The Complete RWKV Model
Stack the blocks, add weight tying between embedding and output head:
class RWKV(nn.Module):
def __init__(self, vocab_size, embed_dim, num_layers, num_heads=1, expand_factor=4):
super().__init__()
self.embedding = nn.Embedding(vocab_size, embed_dim)
self.blocks = nn.ModuleList([
RWKVBlock(embed_dim, num_heads, expand_factor) for _ in range(num_layers)
])
self.ln_out = nn.LayerNorm(embed_dim)
self.head = nn.Linear(embed_dim, vocab_size, bias=False)
# Weight tying (like Transformers)
self.head.weight = self.embedding.weight
def forward(self, x, states=None, use_recurrent=False):
x = self.embedding(x)
for i, block in enumerate(self.blocks):
if use_recurrent:
x, new_state = block(x, states[i], use_recurrent=True)
else:
x, _ = block(x)
return self.head(self.ln_out(x)), states
Autoregressive Generation
Process the prompt in parallel, then switch to single-step recurrence for generation:
@torch.no_grad()
def generate(self, prompt_tokens, max_new_tokens, temperature=1.0):
self.eval()
context = prompt_tokens.clone()
states = None
# Process prompt in parallel for efficiency
logits, _ = self(context, use_recurrent=False)
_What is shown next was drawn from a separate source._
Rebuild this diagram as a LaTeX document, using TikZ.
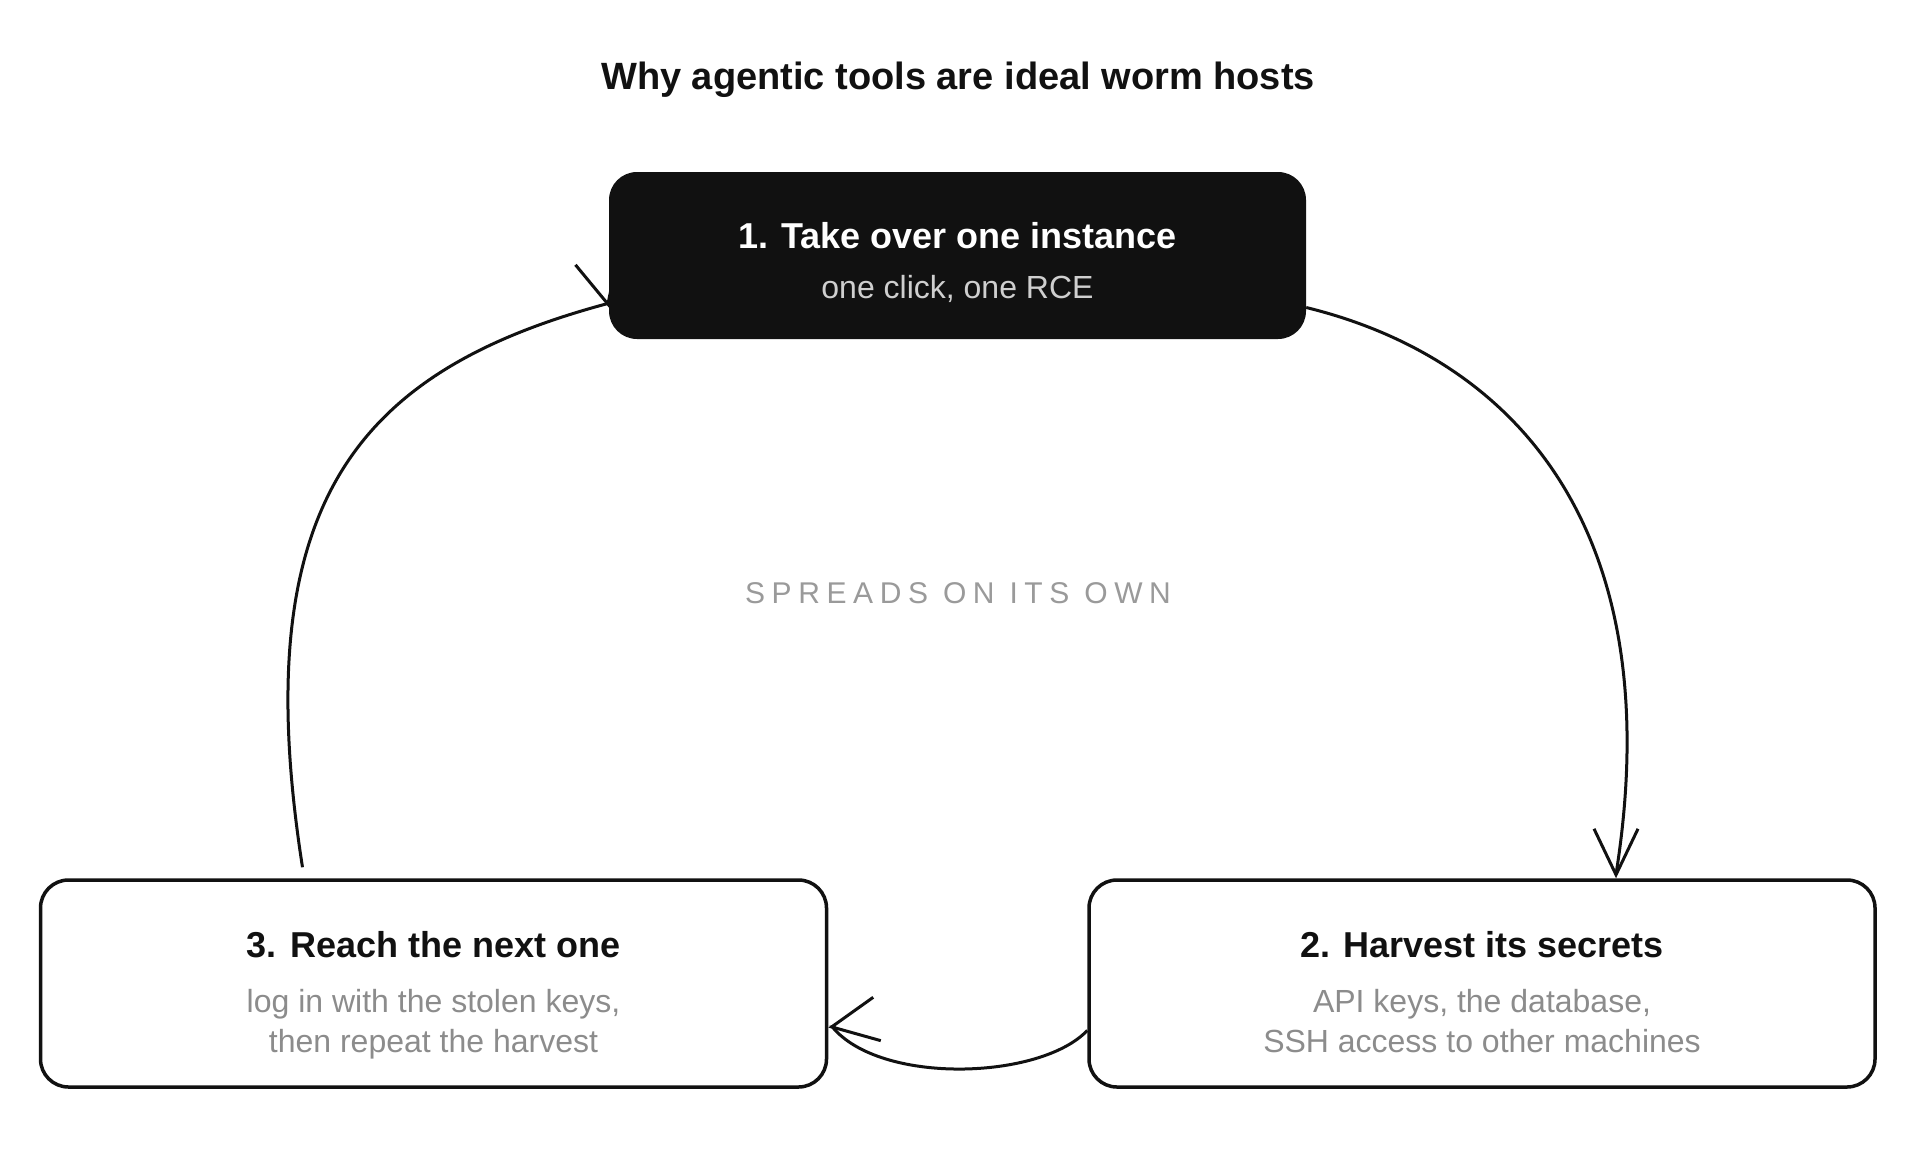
\documentclass[tikz,border=0pt]{standalone}
\usepackage{fontspec}
\setmainfont{Liberation Sans}
\usetikzlibrary{arrows.meta,backgrounds,positioning}
\definecolor{wormink}{HTML}{111111}
\definecolor{wormgrey}{HTML}{8C8C8C}
\definecolor{wormlight}{HTML}{CFCFCF}
\definecolor{wormspread}{HTML}{9A9A9A}

\begin{document}
\begin{tikzpicture}[
    x=1pt, y=-1pt,
    card/.style={rectangle, draw=wormink, line width=3.5pt, fill=white, rounded corners=28pt, minimum width=786pt, minimum height=207pt},
    darkcard/.style={rectangle, fill=wormink, rounded corners=28pt, minimum width=697pt, minimum height=167pt},
    headtext/.style={anchor=base, inner sep=0pt, font=\fontsize{36}{40}\selectfont\bfseries, text=wormink},
    subtext/.style={anchor=base, inner sep=0pt, font=\fontsize{32}{36}\selectfont, text=wormgrey},
    cyclearrow/.style={line width=3pt, wormink, -{Straight Barb[length=46pt, width=44pt, line width=3pt]}}
]
\useasboundingbox (0,0) rectangle (1918,1154);
\begin{scope}[on background layer]
\fill[white] (0,0) rectangle (1918,1154);
\end{scope}

% Title
\node[anchor=base, font=\fontsize{38}{42}\selectfont\bfseries, text=wormink] (title) at (958,89) {Why agentic tools are ideal worm hosts};

% Steps
\node[darkcard] (take) at (957.5,255.5) {};
\node[card] (harvest) at (1482,983.5) {};
\node[card] (reach) at (433.5,983.5) {};

\node[headtext, text=white] (taketitle) at ([yshift=7.5pt]take.center) {1. Take over one instance};
\node[subtext, text=wormlight] (takesub) at ([yshift=-42.5pt]take.center) {one click, one RCE};

\node[headtext] (harvesttitle) at ([yshift=26pt]harvest.center) {2. Harvest its secrets};
\node[subtext] (harvestsub) at ([yshift=-28.5pt]harvest.center) {API keys, the database,};
\node[subtext] (harvestsubb) at ([yshift=-68.5pt]harvest.center) {SSH access to other machines};

\node[headtext] (reachtitle) at ([yshift=26pt]reach.center) {3. Reach the next one};
\node[subtext] (reachsub) at ([yshift=-28.5pt]reach.center) {log in with the stolen keys,};
\node[subtext] (reachsubb) at ([yshift=-68.5pt]reach.center) {then repeat the harvest};

% Middle caption
\node[anchor=base, text=wormspread, font=\fontsize{30}{34}\selectfont\addfontfeature{LetterSpace=22}] (spreads) at (958,603) {SPREADS ON ITS OWN};

% Cycle (a short last piece sets the way each head points)
\begin{scope}[on background layer]
\draw[cyclearrow] ([yshift=-52pt]take.east) .. controls (1520,360) and (1670,535) .. ([xshift=134pt,yshift=4pt]harvest.north) -- ([xshift=134pt]harvest.north);
\draw[cyclearrow] ([yshift=-47pt]harvest.west) .. controls (1040,1080) and (880,1085) .. ([xshift=4pt,yshift=-43.3pt]reach.east) -- ([yshift=-44pt]reach.east);
\draw[cyclearrow] ([xshift=-131pt,yshift=11pt]reach.north) .. controls (245,500) and (360,370) .. ([xshift=-1pt,yshift=-48pt]take.west) -- ([yshift=-52pt]take.west);
\end{scope}

\end{tikzpicture}
\end{document}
logits = logits[:, -1, :] # get last token logits
for _ in range(max_new_tokens):
next_token = torch.multinomial(
F.softmax(logits / temperature, dim=-1), num_samples=1
)
context = torch.cat([context, next_token], dim=1)
# Single recurrent step: O(1) memory
logits, states = self(next_token.squeeze(1), states, use_recurrent=True)
return context
Each new token after the prompt costs $O(1)$ memory -- no growing cache.
Implementation Pitfalls
- Decay must be positive. Parameterize $w$ through sigmoid to keep it in $(0, 1)$.
- Time-first initialization matters. Set $u = 1.0$ (so $\sigma(u) \approx 0.73$) to bias toward the current token.
- Gradient clipping is not optional. Without clipping at norm 1.0, early training often diverges.
- Zero-initialize state. The recurrent state starts at zero, representing no prior context.